A un-thinned bamboo on the left, a thinned one on the right.

Many bamboos, such as Phyllostachys nigra and Phyllostachys aureasulcata have beautiful stems, and pruning them in the above way helps to show them off at their best. You'll need a good pair of loppers to cut the culms successfully, such as those sold by Felco, and also a pair of gloves.

Follow the following guidelines for healthy plants, or if you are trying to revive unhealthy looking plants:

  • Firsty, although bamboos like moist soil, it does need to be well-drained. When in a water-logged situation bamboos can just sit there in a non-flourishing, sickly state for years.
  • Secondly, what is the physical structure of the soil? If it is poor soil, consider digging up the plants, loosening the surrounding soil with a fork and adding well-rotted manure. This will feed the plants and also allow the roots to spread and develop.
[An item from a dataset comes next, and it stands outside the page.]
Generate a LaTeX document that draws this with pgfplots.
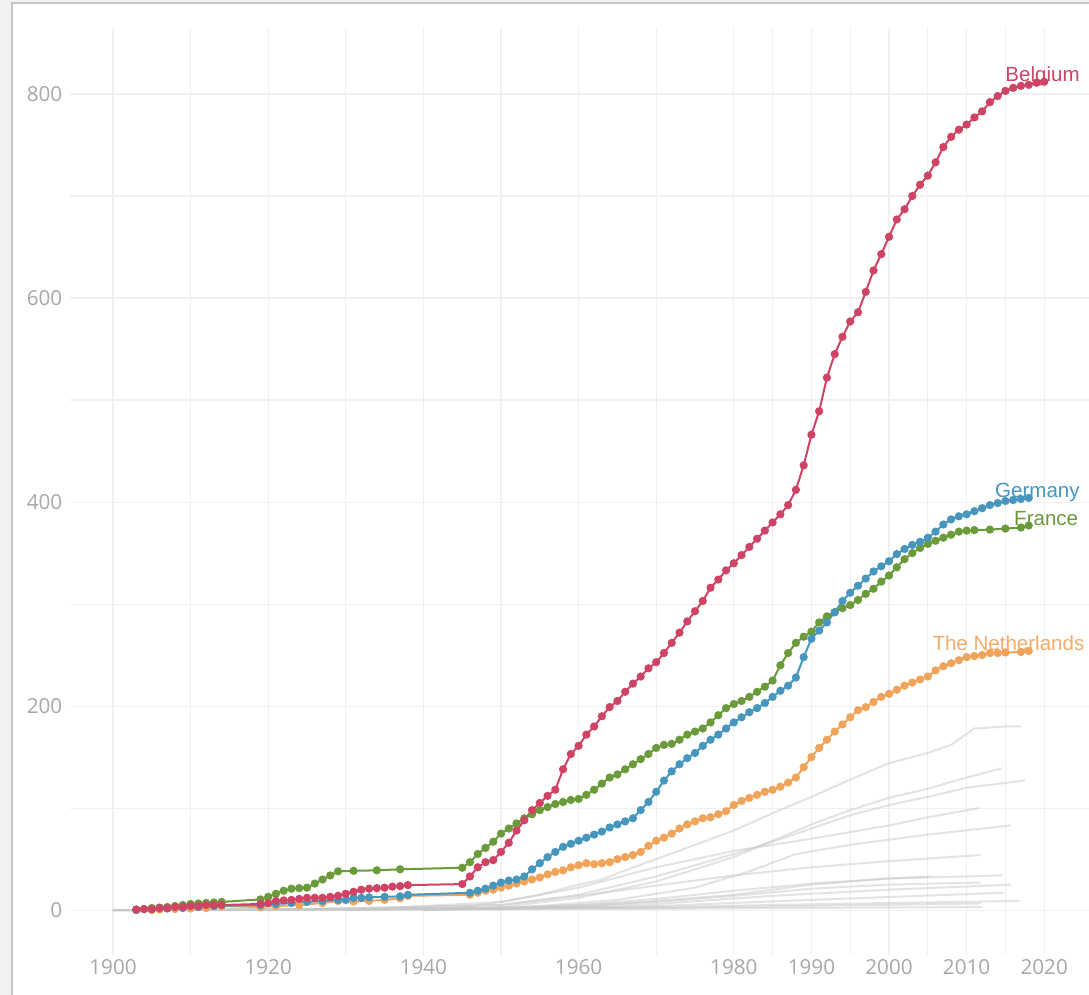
\documentclass[border=0pt]{standalone}
\usepackage{pgfplots}
\pgfplotsset{compat=1.18}
\usepackage{fontspec}
\setmainfont{Open Sans}
\newfontfamily\labfont{Liberation Sans}
\definecolor{bel}{HTML}{CF4364}
\definecolor{ger}{HTML}{4796BE}
\definecolor{fra}{HTML}{6A9A3A}
\definecolor{ned}{HTML}{F0A45A}
\definecolor{grayl}{HTML}{C8C8C8}
\definecolor{gridc}{HTML}{F0F0F0}
\definecolor{tickc}{HTML}{A8A8A8}
\definecolor{bgc}{HTML}{F2F2F2}
\definecolor{framec}{HTML}{C6C6C6}
\begin{document}
\begin{tikzpicture}
\fill[bgc] (0,0) rectangle (816.75pt,746.25pt);
\useasboundingbox (0,0) rectangle (816.75pt,746.25pt);
\fill[white] (9pt,0) rectangle (816.75pt,744pt);
\draw[framec, line width=1.8pt] (9pt,0) -- (9pt,744pt) -- (816.75pt,744pt);
\begin{axis}[
  at={(52.5pt,30pt)}, anchor=south west,
  scale only axis, width=764.25pt, height=695.25pt,
  xmin=1894.46, xmax=2025.77, ymin=-44, ymax=864.7,
  axis line style={draw=none}, major tick length=0pt, minor tick length=0pt,
  xtick={1900,1920,1940,1960,1980,1990,2000,2010,2020},
  minor xtick={1910,1930,1950,1970,1985,1995,2005,2015},
  ytick={0,200,400,600,800}, minor ytick={100,300,500,700},
  grid=both,
  major grid style={gridc, line width=0.8pt},
  minor grid style={gridc, line width=0.8pt},
  ticklabel style={font=\fontsize{15.5}{18}\selectfont, text=tickc},
  /pgf/number format/assume math mode=true,
  /pgf/number format/1000 sep={},
  yticklabel style={xshift=-2.3pt},
  clip=false,
]
% other countries
\addplot[grayl, line width=1.5pt, opacity=0.5] coordinates {(1945,3)(1950,8)(1955,15)(1960,25)(1963,30)(1965,36)(1970,50)(1975,64)(1980,78)(1985,95)(1990,111)(1995,128)(2000,144)(2005,154)(2008,162)(2011,178)(2015,180)(2017,180)};
\addplot[grayl, line width=1.5pt, opacity=0.5] coordinates {(1930,0)(1950,3)(1960,12)(1970,28)(1975,40)(1980,52)(1985,68)(1990,84)(1995,98)(2000,110)(2005,119)(2010,130)(2014.5,139)};
\addplot[grayl, line width=1.5pt, opacity=0.5] coordinates {(1920,0)(1950,5)(1960,15)(1970,33)(1980,55)(1985,67)(1990,80)(1995,93)(2000,103)(2005,111)(2010,120)(2017.5,127)};
\addplot[grayl, line width=1.5pt, opacity=0.5] coordinates {(1930,0)(1950,8)(1960,22)(1970,42)(1980,58)(1990,70)(2000,83)(2005,91)(2011.6,100)};
\addplot[grayl, line width=1.5pt, opacity=0.5] coordinates {(1940,0)(1955,4)(1965,10)(1975,22)(1982,38)(1988,55)(1995,64)(2005,74)(2015.7,83)};
\addplot[grayl, line width=1.5pt, opacity=0.5] coordinates {(1920,0)(1950,5)(1960,14)(1970,24)(1980,34)(1990,42)(2000,48)(2011.8,54)};
\addplot[grayl, line width=1.5pt, opacity=0.5] coordinates {(1900,0)(1950,2)(1960,5)(1970,11)(1980,19)(1990,26)(2000,31)(2014.6,34)};
\addplot[grayl, line width=1.5pt, opacity=0.5] coordinates {(1940,0)(1960,3)(1980,15)(1990,25)(2000,31)(2005.5,33)};
\addplot[grayl, line width=1.5pt, opacity=0.5] coordinates {(1900,0)(1950,2)(1970,8)(1980,14)(1990,21)(2000,25)(2011.8,27)};
\addplot[grayl, line width=1.5pt, opacity=0.5] coordinates {(1900,0)(1950,1)(1970,6)(1985,14)(2000,20)(2015.7,25)};
\addplot[grayl, line width=1.5pt, opacity=0.5] coordinates {(1900,0)(1950,1)(1970,4)(1990,10)(2014.8,17)};
\addplot[grayl, line width=1.5pt, opacity=0.5] coordinates {(1900,0)(1970,3)(2000,7)(2016.8,9)};
\addplot[grayl, line width=1.5pt, opacity=0.5] coordinates {(1900,0)(1970,2)(2011.8,6.5)};
\addplot[grayl, line width=1.5pt, opacity=0.5] coordinates {(1900,0)(1960,1)(2012,3)};
% The Netherlands
\addplot[ned, line width=1.5pt, mark=*, mark size=2.3pt, mark options={solid,fill=ned,draw=ned}] coordinates {
(1905,0)(1906,0.5)(1908,1)(1910,1.5)(1912,2)(1914,4)(1919,3)(1921,4)(1924,5)(1927,7)(1929,9)(1931,8.5)(1933,9)(1935,10)(1937,11.5)(1938,14)
(1946,15)(1947,17)(1948,19)(1949,20)(1950,22)(1951,24)(1952,26)(1953,28)(1954,30)(1955,32)(1956,35)(1957,37.5)(1958,39)(1959,42)
(1960,44)(1961,46)(1962,45)(1963,46)(1964,47)(1965,50)(1966,52)(1967,54)(1968,57)(1969,63)(1970,68)(1971,71)(1972,75)(1973,80)(1974,84)
(1975,87)(1976,90)(1977,91)(1978,94)(1979,97)(1980,103)(1981,107)(1982,110)(1983,113)(1984,116)(1985,118)(1986,121)(1987,125)(1988,130)(1989,140)
(1990,150)(1991,159)(1992,167)(1993,175)(1994,182)(1995,189)(1996,196)(1997,199)(1998,204)(1999,209)(2000,212)(2001,216)(2002,220)(2003,223)(2004,226)
(2005,229)(2006,235)(2007,239)(2008,242)(2009,245)(2010,248)(2011,249)(2012,250)(2013,252)(2014,252)(2015,252.5)(2017,253)(2018,254)};
% France
\addplot[fra, line width=1.5pt, mark=*, mark size=2.3pt, mark options={solid,fill=fra,draw=fra}] coordinates {
(1903,0.5)(1904,1)(1905,2)(1906,2.5)(1907,3)(1908,4)(1909,5)(1910,6)(1911,6.5)(1912,7)(1913,7.5)(1914,8)
(1919,10.5)(1920,13)(1921,16)(1922,19)(1923,21)(1924,21.5)(1925,22)(1926,26)(1927,30)(1928,34)(1929,38)(1931,38.5)(1934,39)(1937,40)
(1945,41.5)(1946,47)(1947,55)(1948,61)(1949,67)(1950,75)(1951,80)(1952,85)(1953,90)(1954,94)(1955,98)(1956,101)(1957,104)(1958,106)(1959,108)
(1960,109)(1961,113)(1962,118)(1963,124)(1964,130)(1965,133)(1966,138)(1967,143)(1968,148)(1969,153)(1970,159)(1971,162)(1972,163)(1973,167)(1974,172)
(1975,175)(1976,178)(1977,184)(1978,191)(1979,198)(1980,202)(1981,205)(1982,209)(1983,214)(1984,219)(1985,225)(1986,240)(1987,252)(1988,262)(1989,268)
(1990,273)(1991,282)(1992,288)(1993,292)(1994,296)(1995,299)(1996,304)(1997,310)(1998,315)(1999,322)(2000,328)(2001,336)(2002,344)(2003,350)(2004,355)
(2005,359)(2006,362)(2007,365)(2008,368)(2009,371)(2010,372)(2011,372.5)(2013,373)(2015,374)(2017,375)(2018,377)};
% Germany
\addplot[ger, line width=1.5pt, mark=*, mark size=2.3pt, mark options={solid,fill=ger,draw=ger}] coordinates {
(1903,0)(1905,1)(1907,1.5)(1909,2)(1911,3)(1913,4)(1919,5)(1921,6)(1923,7)(1925,8)(1927,9)(1929,10)(1930,10)(1931,12)(1932,12)(1933,12.5)(1935,13)(1937,13.5)(1938,15)
(1946,17)(1947,19)(1948,21)(1949,24)(1950,27)(1951,29)(1952,30)(1953,33)(1954,40)(1955,46)(1956,52)(1957,57)(1958,62)(1959,65)
(1960,68)(1961,71)(1962,74)(1963,77)(1964,81)(1965,84)(1966,87)(1967,90)(1968,98)(1969,106)(1970,116)(1971,127)(1972,136)(1973,143)(1974,149)
(1975,154)(1976,161)(1977,167)(1978,172)(1979,178)(1980,184)(1981,189)(1982,194)(1983,198)(1984,203)(1985,209)(1986,215)(1987,220)(1988,228)(1989,248)
(1990,266)(1991,274)(1992,282)(1993,292)(1994,303)(1995,311)(1996,318)(1997,325)(1998,332)(1999,337)(2000,342)(2001,349)(2002,354)(2003,358)(2004,361)
(2005,365)(2006,371)(2007,378)(2008,383)(2009,386)(2010,388)(2011,391)(2012,394)(2013,397)(2014,399)(2015,401)(2016,402)(2017,403)(2018,404)};
% Belgium
\addplot[bel, line width=1.5pt, mark=*, mark size=2.3pt, mark options={solid,fill=bel,draw=bel}] coordinates {
(1903,0.5)(1904,1)(1905,1)(1906,2)(1907,2)(1908,3)(1909,3)(1910,4)(1911,4)(1912,5)(1913,5)(1914,5)
(1919,6)(1920,7)(1921,9)(1922,9.5)(1923,10)(1924,11)(1925,12)(1926,12)(1927,12)(1928,13)(1929,14)(1930,16)(1931,18)(1932,20)(1933,21)(1934,21.5)(1935,22)(1936,23)(1937,23.5)(1938,24.5)
(1945,25.5)(1946,33)(1947,42)(1948,47)(1949,49)(1950,57)(1951,66)(1952,78)(1953,88)(1954,98)(1955,105)(1956,112)(1957,118)(1958,138)(1959,153)
(1960,161)(1961,172)(1962,180)(1963,190)(1964,199)(1965,205)(1966,214)(1967,222)(1968,229)(1969,237)(1970,243)(1971,252)(1972,262)(1973,272)(1974,283)
(1975,293)(1976,303)(1977,316)(1978,324)(1979,333)(1980,340)(1981,348)(1982,356)(1983,364)(1984,372)(1985,380)(1986,388)(1987,397)(1988,412)(1989,436)
(1990,466)(1991,489)(1992,522)(1993,545)(1994,562)(1995,577)(1996,586)(1997,606)(1998,627)(1999,643)(2000,660)(2001,677)(2002,687)(2003,700)(2004,711)
(2005,720)(2006,733)(2007,748)(2008,758)(2009,765)(2010,770)(2011,777)(2012,783)(2013,792)(2014,798)(2015,803)(2016,806)(2017,808)(2018,809)(2019,811)(2020,812)};
% labels
\node[anchor=base east, text=bel, font=\labfont\fontsize{15.4}{18}\selectfont, inner sep=0pt] at (axis cs:2024.6,812) {Belgium};
\node[anchor=base east, text=ger, font=\labfont\fontsize{15.4}{18}\selectfont, inner sep=0pt] at (axis cs:2024.6,404) {Germany};
\node[anchor=base east, text=fra, font=\labfont\fontsize{15.4}{18}\selectfont, inner sep=0pt] at (axis cs:2024.4,377) {France};
\node[anchor=base east, text=ned!90!white, font=\labfont\fontsize{15.4}{18}\selectfont, inner sep=0pt] at (axis cs:2025.2,254) {The Netherlands};
\end{axis}
\end{tikzpicture}
\end{document}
Bamboos also grow better if their own leaves are left to rot into the ground at their base - this provides valuable nutrients, including silica which helps the culms / stems to develop.
  • A third point to consider is how the plants were planted. A lot of bamboos on sale in Ireland are quite pot-bound: in other words, the roots are densely entwined with one another in a solid mass. If no attempt is made to loosen the roots at the time of planting, and the soil is poor, the plants will hardly develop at all after planting. Roots need to be torn apart, and if plants are badly pot-bound they should be hacked at (gently) with a fork or spade.
  • If your soil is poor or waterlogged, dig up the plants and incorporate into the soil a few bags of manure (such as Gee-up), or home-made garden compost. If you don't think the soil is an issue, try watering them with a liquid feed regularly for at least two months. Any liquid plant food such as a seaweed based one, or even Miracle-Grow should lead to visible improvement.
  • Finally - wind. Some species, such as Phyllostachys aurea, just don't thrive in a windy spot, whilst others, such as Phyllostachys bissettii, can grow in a windy spot without a spot of bother. The most damaging wind of all is the cold North-Easterly wind of late spring - it can make a plant look really tatty.